Begin Supplied data
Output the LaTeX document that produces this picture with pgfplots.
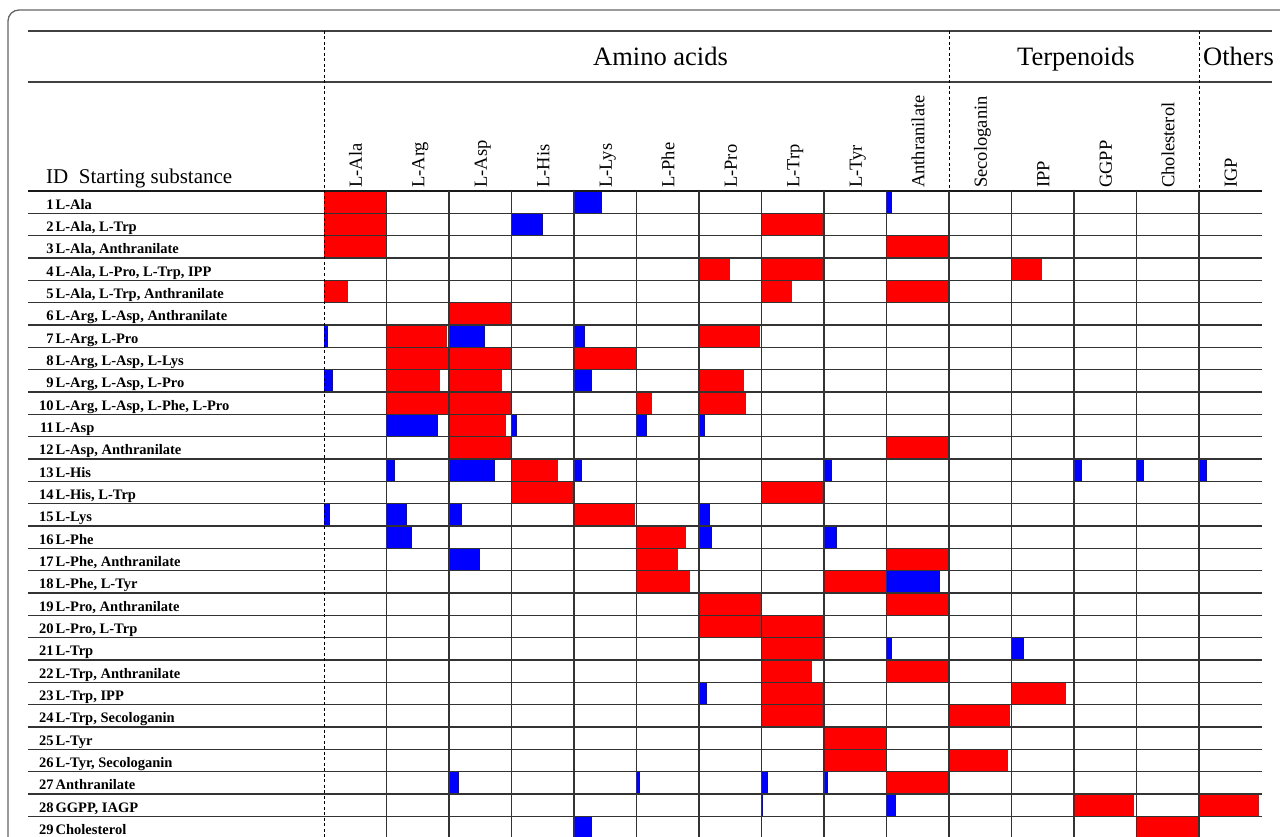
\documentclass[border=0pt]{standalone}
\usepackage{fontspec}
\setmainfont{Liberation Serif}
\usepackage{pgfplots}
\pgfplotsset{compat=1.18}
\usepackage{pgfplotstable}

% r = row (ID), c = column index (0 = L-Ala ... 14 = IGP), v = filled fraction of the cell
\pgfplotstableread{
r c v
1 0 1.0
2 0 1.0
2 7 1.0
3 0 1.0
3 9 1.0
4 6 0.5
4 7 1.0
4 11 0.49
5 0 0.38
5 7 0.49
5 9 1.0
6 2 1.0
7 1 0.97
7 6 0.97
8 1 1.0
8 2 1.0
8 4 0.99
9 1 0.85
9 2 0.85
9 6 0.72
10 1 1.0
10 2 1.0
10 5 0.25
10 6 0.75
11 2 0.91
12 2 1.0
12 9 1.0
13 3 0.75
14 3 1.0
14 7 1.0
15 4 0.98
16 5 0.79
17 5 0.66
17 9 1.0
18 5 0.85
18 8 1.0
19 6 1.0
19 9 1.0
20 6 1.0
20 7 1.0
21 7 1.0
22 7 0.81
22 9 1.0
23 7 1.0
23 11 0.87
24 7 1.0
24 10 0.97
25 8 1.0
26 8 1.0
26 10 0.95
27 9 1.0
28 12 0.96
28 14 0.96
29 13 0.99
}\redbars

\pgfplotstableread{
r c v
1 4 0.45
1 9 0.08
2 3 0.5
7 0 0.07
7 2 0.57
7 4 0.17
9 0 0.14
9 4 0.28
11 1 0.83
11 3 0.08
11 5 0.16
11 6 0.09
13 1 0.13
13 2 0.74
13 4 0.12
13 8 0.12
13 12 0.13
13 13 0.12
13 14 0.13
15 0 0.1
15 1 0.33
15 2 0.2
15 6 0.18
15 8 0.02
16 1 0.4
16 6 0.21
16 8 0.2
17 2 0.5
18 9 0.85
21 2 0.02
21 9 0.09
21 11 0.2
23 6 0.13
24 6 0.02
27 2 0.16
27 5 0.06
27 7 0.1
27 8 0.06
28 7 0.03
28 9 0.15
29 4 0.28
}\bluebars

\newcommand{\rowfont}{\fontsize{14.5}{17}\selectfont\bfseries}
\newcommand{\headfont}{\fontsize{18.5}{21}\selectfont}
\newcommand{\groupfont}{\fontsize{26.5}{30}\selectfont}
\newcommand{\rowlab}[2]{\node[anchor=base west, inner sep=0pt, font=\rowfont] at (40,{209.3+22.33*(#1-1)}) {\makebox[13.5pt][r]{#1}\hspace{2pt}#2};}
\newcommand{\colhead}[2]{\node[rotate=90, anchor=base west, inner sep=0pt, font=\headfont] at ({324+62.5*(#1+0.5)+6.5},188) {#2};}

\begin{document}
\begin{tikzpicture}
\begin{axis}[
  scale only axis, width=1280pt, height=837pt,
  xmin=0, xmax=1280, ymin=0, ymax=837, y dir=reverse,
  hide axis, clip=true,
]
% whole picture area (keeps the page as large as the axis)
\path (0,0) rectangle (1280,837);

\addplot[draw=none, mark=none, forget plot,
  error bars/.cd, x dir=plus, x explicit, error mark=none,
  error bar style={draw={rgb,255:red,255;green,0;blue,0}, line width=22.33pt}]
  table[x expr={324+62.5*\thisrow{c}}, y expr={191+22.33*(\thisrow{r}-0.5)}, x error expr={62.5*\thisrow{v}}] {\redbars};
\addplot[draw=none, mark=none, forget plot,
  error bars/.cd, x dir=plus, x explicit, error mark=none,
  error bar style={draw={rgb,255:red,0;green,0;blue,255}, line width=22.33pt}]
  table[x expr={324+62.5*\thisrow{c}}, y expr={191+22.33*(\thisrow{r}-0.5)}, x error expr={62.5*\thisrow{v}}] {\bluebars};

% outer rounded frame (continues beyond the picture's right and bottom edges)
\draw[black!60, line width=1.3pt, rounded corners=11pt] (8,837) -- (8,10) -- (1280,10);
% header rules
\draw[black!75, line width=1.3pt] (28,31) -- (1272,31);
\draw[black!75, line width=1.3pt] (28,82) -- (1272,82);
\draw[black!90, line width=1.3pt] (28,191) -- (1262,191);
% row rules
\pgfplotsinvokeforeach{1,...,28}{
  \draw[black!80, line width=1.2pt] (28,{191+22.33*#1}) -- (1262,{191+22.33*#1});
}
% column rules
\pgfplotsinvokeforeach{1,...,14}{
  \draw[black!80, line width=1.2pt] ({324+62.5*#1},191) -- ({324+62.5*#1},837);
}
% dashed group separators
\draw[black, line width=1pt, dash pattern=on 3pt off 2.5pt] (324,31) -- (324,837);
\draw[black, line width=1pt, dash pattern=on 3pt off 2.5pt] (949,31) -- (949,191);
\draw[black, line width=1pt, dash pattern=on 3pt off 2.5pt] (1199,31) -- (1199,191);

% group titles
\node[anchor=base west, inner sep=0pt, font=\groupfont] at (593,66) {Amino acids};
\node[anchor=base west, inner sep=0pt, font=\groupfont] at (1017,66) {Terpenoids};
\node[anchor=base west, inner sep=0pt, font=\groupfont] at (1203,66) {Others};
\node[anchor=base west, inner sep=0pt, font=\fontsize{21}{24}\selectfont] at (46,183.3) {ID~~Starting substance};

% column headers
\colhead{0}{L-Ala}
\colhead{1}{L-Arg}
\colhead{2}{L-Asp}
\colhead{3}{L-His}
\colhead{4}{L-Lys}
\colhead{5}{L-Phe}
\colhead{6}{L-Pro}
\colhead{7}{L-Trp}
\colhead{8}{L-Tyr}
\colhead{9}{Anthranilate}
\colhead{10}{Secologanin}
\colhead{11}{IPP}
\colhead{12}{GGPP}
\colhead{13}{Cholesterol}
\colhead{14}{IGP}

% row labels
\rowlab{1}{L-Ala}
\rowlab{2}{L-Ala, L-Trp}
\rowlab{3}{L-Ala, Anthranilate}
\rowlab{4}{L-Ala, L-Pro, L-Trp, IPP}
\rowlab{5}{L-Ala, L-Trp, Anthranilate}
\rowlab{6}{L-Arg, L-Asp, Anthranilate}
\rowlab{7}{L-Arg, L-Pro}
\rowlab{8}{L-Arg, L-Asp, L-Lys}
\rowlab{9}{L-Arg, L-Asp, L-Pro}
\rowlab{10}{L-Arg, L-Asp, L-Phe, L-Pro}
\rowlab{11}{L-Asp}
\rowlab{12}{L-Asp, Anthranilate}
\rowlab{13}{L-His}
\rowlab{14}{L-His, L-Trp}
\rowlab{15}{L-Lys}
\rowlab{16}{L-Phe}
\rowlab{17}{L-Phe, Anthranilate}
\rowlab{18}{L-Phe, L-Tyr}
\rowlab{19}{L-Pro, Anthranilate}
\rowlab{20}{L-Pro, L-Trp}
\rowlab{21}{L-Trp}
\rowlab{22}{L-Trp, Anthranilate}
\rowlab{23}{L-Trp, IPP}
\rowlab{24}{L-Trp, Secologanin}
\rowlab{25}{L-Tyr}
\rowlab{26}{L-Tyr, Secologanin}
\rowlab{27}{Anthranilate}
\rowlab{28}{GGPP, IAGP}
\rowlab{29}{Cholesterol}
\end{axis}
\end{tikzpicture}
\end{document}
End Supplied data
Repeat only the lines from the beginning of the material through the line containing "inner sep=0pt, font=\headfont]", both ends kept, leaving pictures out.

Written solution:
Output the LaTeX document that produces this picture with pgfplots.
\documentclass[border=0pt]{standalone}
\usepackage{fontspec}
\setmainfont{Liberation Serif}
\usepackage{pgfplots}
\pgfplotsset{compat=1.18}
\usepackage{pgfplotstable}

% r = row (ID), c = column index (0 = L-Ala ... 14 = IGP), v = filled fraction of the cell
\pgfplotstableread{
r c v
1 0 1.0
2 0 1.0
2 7 1.0
3 0 1.0
3 9 1.0
4 6 0.5
4 7 1.0
4 11 0.49
5 0 0.38
5 7 0.49
5 9 1.0
6 2 1.0
7 1 0.97
7 6 0.97
8 1 1.0
8 2 1.0
8 4 0.99
9 1 0.85
9 2 0.85
9 6 0.72
10 1 1.0
10 2 1.0
10 5 0.25
10 6 0.75
11 2 0.91
12 2 1.0
12 9 1.0
13 3 0.75
14 3 1.0
14 7 1.0
15 4 0.98
16 5 0.79
17 5 0.66
17 9 1.0
18 5 0.85
18 8 1.0
19 6 1.0
19 9 1.0
20 6 1.0
20 7 1.0
21 7 1.0
22 7 0.81
22 9 1.0
23 7 1.0
23 11 0.87
24 7 1.0
24 10 0.97
25 8 1.0
26 8 1.0
26 10 0.95
27 9 1.0
28 12 0.96
28 14 0.96
29 13 0.99
}\redbars

\pgfplotstableread{
r c v
1 4 0.45
1 9 0.08
2 3 0.5
7 0 0.07
7 2 0.57
7 4 0.17
9 0 0.14
9 4 0.28
11 1 0.83
11 3 0.08
11 5 0.16
11 6 0.09
13 1 0.13
13 2 0.74
13 4 0.12
13 8 0.12
13 12 0.13
13 13 0.12
13 14 0.13
15 0 0.1
15 1 0.33
15 2 0.2
15 6 0.18
15 8 0.02
16 1 0.4
16 6 0.21
16 8 0.2
17 2 0.5
18 9 0.85
21 2 0.02
21 9 0.09
21 11 0.2
23 6 0.13
24 6 0.02
27 2 0.16
27 5 0.06
27 7 0.1
27 8 0.06
28 7 0.03
28 9 0.15
29 4 0.28
}\bluebars

\newcommand{\rowfont}{\fontsize{14.5}{17}\selectfont\bfseries}
\newcommand{\headfont}{\fontsize{18.5}{21}\selectfont}
\newcommand{\groupfont}{\fontsize{26.5}{30}\selectfont}
\newcommand{\rowlab}[2]{\node[anchor=base west, inner sep=0pt, font=\rowfont] at (40,{209.3+22.33*(#1-1)}) {\makebox[13.5pt][r]{#1}\hspace{2pt}#2};}
\newcommand{\colhead}[2]{\node[rotate=90, anchor=base west, inner sep=0pt, font=\headfont] at ({324+62.5*(#1+0.5)+6.5},188) {#2};}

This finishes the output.